WHAT IS EXPECTED: Extract only the first line of the listing and every line after it up to and including the one with "mec=c, mew=2, label=lab)". Omit the pictures.

•••

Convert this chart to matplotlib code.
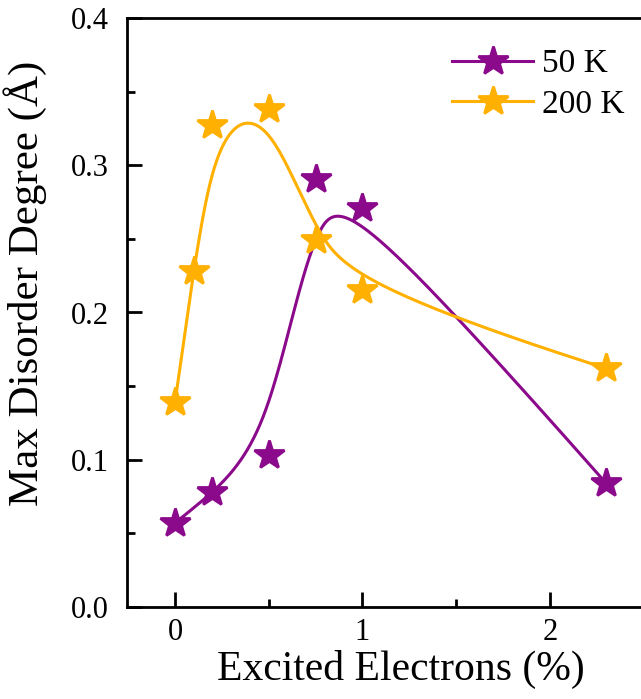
import numpy as np
import matplotlib
matplotlib.use("Agg")
import matplotlib.pyplot as plt
from matplotlib.ticker import MultipleLocator, FormatStrFormatter

# data
x_50k = [0.0, 0.2, 0.5, 0.75, 1.0, 2.3]
y_50k = [0.057, 0.078, 0.103, 0.291, 0.271, 0.084]
x_200k = [0.0, 0.1, 0.2, 0.5, 0.75, 1.0, 2.3]
y_200k = [0.139, 0.228, 0.327, 0.338, 0.249, 0.215, 0.162]
labels = ["50 K", "200 K"]
colors = ["#8B0A8B", "#FFB000"]


def bspline(xs, ys, k=3, n=400):
    """clamped uniform B-spline using the points as control polygon"""
    P = np.column_stack([xs, ys])
    m = len(P)
    knots = np.concatenate([np.zeros(k), np.arange(m - k + 1), np.full(k, m - k)]).astype(float)
    ts = np.linspace(0, m - k, n)
    ts[-1] -= 1e-9

    def basis(i, d, t):
        if d == 0:
            return 1.0 if knots[i] <= t < knots[i + 1] else 0.0
        a = b = 0.0
        if knots[i + d] != knots[i]:
            a = (t - knots[i]) / (knots[i + d] - knots[i]) * basis(i, d - 1, t)
        if knots[i + d + 1] != knots[i + 1]:
            b = (knots[i + d + 1] - t) / (knots[i + d + 1] - knots[i + 1]) * basis(i + 1, d - 1, t)
        return a + b

    out = np.array([sum(basis(i, k, t) * P[i] for i in range(m)) for t in ts])
    return out[:, 0], out[:, 1]


plt.rcParams["font.family"] = ["Liberation Serif", "DejaVu Serif"]

fig = plt.figure(figsize=(6.41, 6.99), dpi=100)
# axes runs past the right edge of the picture (right spine is cut off)
ax = fig.add_axes([127 / 641, 1 - 607 / 699, (675 - 127) / 641, (607 - 18) / 699])

for xs, ys, c, lab in [(x_50k, y_50k, colors[0], labels[0]),
                       (x_200k, y_200k, colors[1], labels[1])]:
    sx, sy = bspline(xs, ys)
    ax.plot(sx, sy, color=c, lw=2.2, zorder=2)
    ax.plot(xs, ys, ls="none", marker="*", ms=22, color=c, mec=c, mew=2,
            zorder=3)
    ax.plot([], [], color=c, lw=2.2, marker="*", ms=22, mec=c, mew=2, label=lab)

ax.set_xlim(-0.256, 2.667)
ax.set_ylim(0, 0.4)
ax.xaxis.set_major_locator(MultipleLocator(1))
ax.xaxis.set_minor_locator(MultipleLocator(0.5))
ax.yaxis.set_major_locator(MultipleLocator(0.1))
ax.yaxis.set_minor_locator(MultipleLocator(0.05))
ax.yaxis.set_major_formatter(FormatStrFormatter("%.1f"))
ax.tick_params(which="major", direction="in", length=11, width=2, labelsize=22)
ax.tick_params(axis="y", pad=13)
ax.tick_params(axis="x", pad=8)
ax.tick_params(which="minor", direction="in", length=6, width=2)
ax.tick_params(top=False, right=False)
for s in ax.spines.values():
    s.set_linewidth(2)
ax.spines["right"].set_visible(False)

ax.set_xlabel("Excited Electrons (%)", fontsize=30, labelpad=2)
ax.set_ylabel("Max Disorder Degree (Å)", fontsize=31)
ax.yaxis.set_label_coords(-0.146, 0.55)

fig.legend(loc="upper left", bbox_to_anchor=(452 / 641, 1 - 49 / 699), frameon=False,
           fontsize=24, handlelength=2.43, handletextpad=0.28, labelspacing=0.3,
           borderpad=0, borderaxespad=0)

fig.savefig("out.png", dpi=100)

•••

ANSWER BELOW:
Convert this chart to matplotlib code.
import numpy as np
import matplotlib
matplotlib.use("Agg")
import matplotlib.pyplot as plt
from matplotlib.ticker import MultipleLocator, FormatStrFormatter

# data
x_50k = [0.0, 0.2, 0.5, 0.75, 1.0, 2.3]
y_50k = [0.057, 0.078, 0.103, 0.291, 0.271, 0.084]
x_200k = [0.0, 0.1, 0.2, 0.5, 0.75, 1.0, 2.3]
y_200k = [0.139, 0.228, 0.327, 0.338, 0.249, 0.215, 0.162]
labels = ["50 K", "200 K"]
colors = ["#8B0A8B", "#FFB000"]


def bspline(xs, ys, k=3, n=400):
    """clamped uniform B-spline using the points as control polygon"""
    P = np.column_stack([xs, ys])
    m = len(P)
    knots = np.concatenate([np.zeros(k), np.arange(m - k + 1), np.full(k, m - k)]).astype(float)
    ts = np.linspace(0, m - k, n)
    ts[-1] -= 1e-9

    def basis(i, d, t):
        if d == 0:
            return 1.0 if knots[i] <= t < knots[i + 1] else 0.0
        a = b = 0.0
        if knots[i + d] != knots[i]:
            a = (t - knots[i]) / (knots[i + d] - knots[i]) * basis(i, d - 1, t)
        if knots[i + d + 1] != knots[i + 1]:
            b = (knots[i + d + 1] - t) / (knots[i + d + 1] - knots[i + 1]) * basis(i + 1, d - 1, t)
        return a + b

    out = np.array([sum(basis(i, k, t) * P[i] for i in range(m)) for t in ts])
    return out[:, 0], out[:, 1]


plt.rcParams["font.family"] = ["Liberation Serif", "DejaVu Serif"]

fig = plt.figure(figsize=(6.41, 6.99), dpi=100)
# axes runs past the right edge of the picture (right spine is cut off)
ax = fig.add_axes([127 / 641, 1 - 607 / 699, (675 - 127) / 641, (607 - 18) / 699])

for xs, ys, c, lab in [(x_50k, y_50k, colors[0], labels[0]),
                       (x_200k, y_200k, colors[1], labels[1])]:
    sx, sy = bspline(xs, ys)
    ax.plot(sx, sy, color=c, lw=2.2, zorder=2)
    ax.plot(xs, ys, ls="none", marker="*", ms=22, color=c, mec=c, mew=2,
            zorder=3)
    ax.plot([], [], color=c, lw=2.2, marker="*", ms=22, mec=c, mew=2, label=lab)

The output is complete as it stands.